Evaluating Teaching Excellence

United Kingdom:

  • Teaching Excellence Framework (TEF): A national exercise that assesses teaching quality at the institutional level, resulting in Gold, Silver, or Bronze ratings. It uses metrics related to student satisfaction (NSS), retention rates, and graduate employment, supplemented by provider submissions. It aims to incentivize universities to prioritize teaching alongside research.

  • National Student Survey (NSS): An annual survey of final-year undergraduate students asking about various aspects of their course experience, including teaching quality, assessment and feedback, and academic support. Results influence TEF ratings and internal quality assurance.

  • Peer Observation: Formal or informal observation of teaching by colleagues is often used for developmental feedback and sometimes promotion evidence.

  • Student Module Feedback: Internal questionnaires collect student feedback on specific modules and lecturers.

United States:

  • Student Evaluations of Teaching (SETs): Ubiquitous end-of-course surveys where students rate the instructor and course. These are heavily relied upon for annual reviews, promotion, and tenure decisions, despite significant criticism regarding potential biases (gender, race, grading leniency) and their limited validity as measures of actual learning.

  • Peer Observation/Review: Used in some departments, but often less formalized or systematically weighted compared to SETs or research metrics in tenure decisions at R1s. More emphasis may be placed at teaching-focused institutions.

  • Teaching Portfolios: Faculty may compile portfolios documenting teaching philosophy, course materials, assessment strategies, and evidence of effectiveness for promotion/tenure review.

  • Lack of National Framework: There is no direct equivalent to the UK’s TEF for systematically evaluating teaching quality across institutions at a national level. Reputation for teaching is often based on surveys (like US News & World Report’s peer assessments), alumni giving, or focus at specific institution types (liberal arts colleges).

Training and Pedagogical Development

United Kingdom:

  • Advance HE (Higher Education Academy): Offers professional recognition for teaching through fellowships (AFHEA, FHEA, SFHEA, PFHEA) based on the UK Professional Standards Framework (UKPSF). Many universities require or encourage new lecturers to obtain fellowship, often through accredited in-house training programs (e.g., PGCertHE – Postgraduate Certificate in Higher Education).

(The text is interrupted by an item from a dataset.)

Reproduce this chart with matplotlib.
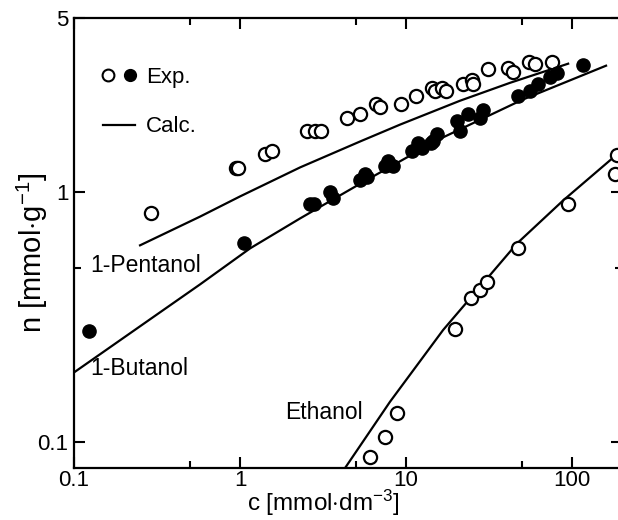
import matplotlib
matplotlib.use('Agg')
import matplotlib.pyplot as plt
from matplotlib.ticker import FixedLocator, FixedFormatter, NullFormatter
from matplotlib.legend_handler import HandlerTuple
from matplotlib.lines import Line2D

plt.rcParams['font.family'] = ['Liberation Sans', 'DejaVu Sans']
plt.rcParams['mathtext.fontset'] = 'custom'
plt.rcParams['mathtext.rm'] = 'Liberation Sans'
plt.rcParams['mathtext.it'] = 'Liberation Sans'

# experimental points, 1-pentanol (open)
pent_c = [0.29, 0.95, 0.97, 1.42, 1.56, 2.53, 2.83, 3.07, 4.41, 5.28, 6.6, 6.97,
          9.33, 11.5, 14.3, 15.0, 16.5, 17.4, 22.0, 25.0, 25.4, 31.2, 41.1, 44.1,
          55.1, 59.8, 75.8]
pent_n = [0.83, 1.25, 1.25, 1.42, 1.47, 1.77, 1.77, 1.77, 1.98, 2.07, 2.27, 2.19,
          2.27, 2.44, 2.63, 2.56, 2.63, 2.56, 2.73, 2.83, 2.73, 3.13, 3.16, 3.05,
          3.34, 3.28, 3.34]

# experimental points, 1-butanol (filled)
but_c = [0.123, 1.06, 2.64, 2.78, 3.49, 3.63, 5.28, 5.66, 5.82, 7.47, 7.79, 8.35,
         10.9, 11.8, 12.5, 14.1, 14.5, 15.4, 20.3, 21.1, 23.6, 27.9, 29.1,
         47.3, 55.8, 62.4, 73.6, 81.2, 116]
but_n = [0.278, 0.63, 0.895, 0.90, 1.0, 0.95, 1.12, 1.19, 1.15, 1.28, 1.34, 1.28,
         1.47, 1.58, 1.51, 1.58, 1.61, 1.72, 1.94, 1.77, 2.07, 1.98, 2.13,
         2.44, 2.56, 2.73, 2.91, 3.02, 3.25]

# experimental points, ethanol (open)
eth_c = [6.07, 7.47, 8.83, 19.7, 24.6, 27.9, 30.8, 47.3, 94.6, 181, 187]
eth_n = [0.087, 0.105, 0.131, 0.283, 0.377, 0.406, 0.437, 0.60, 0.90, 1.19, 1.41]

# calculated curves
pent_calc_c = [0.25, 0.574, 1.0, 2.30, 5.28, 9.2, 21.1, 42.3, 94.6]
pent_calc_n = [0.614, 0.80, 0.964, 1.26, 1.60, 1.87, 2.33, 2.75, 3.28]
but_calc_c = [0.1, 0.33, 0.574, 1.15, 2.30, 5.5, 16.0, 50.0, 160]
but_calc_n = [0.19, 0.331, 0.428, 0.597, 0.787, 1.10, 1.64, 2.35, 3.22]
eth_calc_c = [4.29, 8.0, 16.7, 46.6, 88.3, 200]
eth_calc_n = [0.0787, 0.145, 0.281, 0.625, 0.929, 1.48]

# labels
curve_names = ['1-Pentanol', '1-Butanol', 'Ethanol']
name_c = [0.125, 0.125, 1.87]
name_n = [0.51, 0.197, 0.131]

fig = plt.figure(figsize=(6.18, 5.2), dpi=100)
ax = fig.add_axes([0.1197, 0.1, 0.887, 0.8654])
ax.set_xscale('log')
ax.set_yscale('log')
ax.set_xlim(0.1, 200)
ax.set_ylim(0.0787, 5)

lw = 1.6
ax.plot(pent_calc_c, pent_calc_n, color='black', lw=lw)
ax.plot(but_calc_c, but_calc_n, color='black', lw=lw)
ax.plot(eth_calc_c, eth_calc_n, color='black', lw=lw)

ms = 9.5
ax.plot(pent_c, pent_n, 'o', mfc='white', mec='black', mew=1.6, ms=ms, ls='none')
ax.plot(but_c, but_n, 'o', mfc='black', mec='black', ms=ms, ls='none')
ax.plot(eth_c, eth_n, 'o', mfc='white', mec='black', mew=1.6, ms=ms, ls='none')

for name, c, n in zip(curve_names, name_c, name_n):
    ax.text(c, n, name, fontsize=16.5, va='center', ha='left')

# legend
h_open = Line2D([], [], marker='o', mfc='white', mec='black', mew=1.5, ms=8.5, ls='none')
h_fill = Line2D([], [], marker='o', mfc='black', mec='black', ms=8.5, ls='none')
h_line = Line2D([], [], color='black', lw=lw)
ax.legend([(h_open, h_fill), h_line], ['Exp.', 'Calc.'],
          handler_map={tuple: HandlerTuple(ndivide=None, pad=0.55)},
          loc='upper left', bbox_to_anchor=(0.053, 0.892), frameon=False,
          borderpad=0, borderaxespad=0,
          fontsize=16, handlelength=1.45, handletextpad=0.5, labelspacing=1.3)

ax.xaxis.set_major_locator(FixedLocator([0.1, 1, 10, 100]))
ax.xaxis.set_major_formatter(FixedFormatter(['0.1', '1', '10', '100']))
ax.xaxis.set_minor_locator(FixedLocator([0.5, 5, 50]))
ax.xaxis.set_minor_formatter(NullFormatter())
ax.yaxis.set_major_locator(FixedLocator([0.1, 1, 5]))
ax.yaxis.set_major_formatter(FixedFormatter(['0.1', '1', '5']))
ax.yaxis.set_minor_locator(FixedLocator([0.5]))
ax.yaxis.set_minor_formatter(NullFormatter())

ax.tick_params(which='both', direction='in', top=True, right=True, width=1.5,
               labelsize=16)
ax.tick_params(axis='x', which='both', pad=1.5)
ax.tick_params(axis='y', which='both', pad=4)
ax.tick_params(which='major', length=8)
ax.tick_params(which='minor', length=5)
for s in ax.spines.values():
    s.set_linewidth(1.6)

ax.set_xlabel('c [mmol$\\cdot$dm$^{-3}$]', fontsize=17.5)
ax.set_ylabel('n [mmol$\\cdot$g$^{-1}$]', fontsize=21)
ax.xaxis.set_label_coords(0.455, -0.045)
ax.yaxis.set_label_coords(-0.044, 0.478)

fig.savefig('out.png', dpi=100)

  • University Teaching Centres: Most universities have centres dedicated to supporting teaching and learning, offering workshops, consultations, and resources on pedagogical innovation.

United States:

  • Centres for Teaching and Learning (CTLs): Similar to the UK, most universities have CTLs offering workshops, grants for pedagogical innovation, consultations, and support for using educational technology.

  • Limited Formal Training Requirement: Unlike the growing expectation for formal qualifications (like PGCertHE/HEA Fellowship) in the UK, there is generally no mandatory pedagogical training requirement for tenure-track faculty hires in the US (PhD focuses on research). Training for Teaching Assistants is common but variable in quality.

  • Discipline-Specific Societies: Academic societies often have education-focused divisions or journals that promote pedagogical research and best practices within specific fields.

Conclusion

While both UK and US universities contain excellent teachers, the systems differ in how teaching is formally valued, evaluated, and developed. The UK has implemented national frameworks (TEF, NSS, UKPSF/Advance HE) to raise the profile and standardization of teaching quality assessment and professional development, creating explicit incentives alongside research pressures. The US system, particularly at research-intensive universities, often maintains a stronger structural emphasis on research productivity for career advancement (tenure), relying heavily on student evaluations (SETs) for teaching assessment, despite their known limitations. The role of graduate TAs is more prominent in US undergraduate teaching, and the prevalence of non-tenure-track faculty raises questions about teaching conditions and support. Understanding these differences in faculty roles, evaluation methods, and training helps illuminate the varying institutional priorities and cultures surrounding the art of teaching across the Atlantic.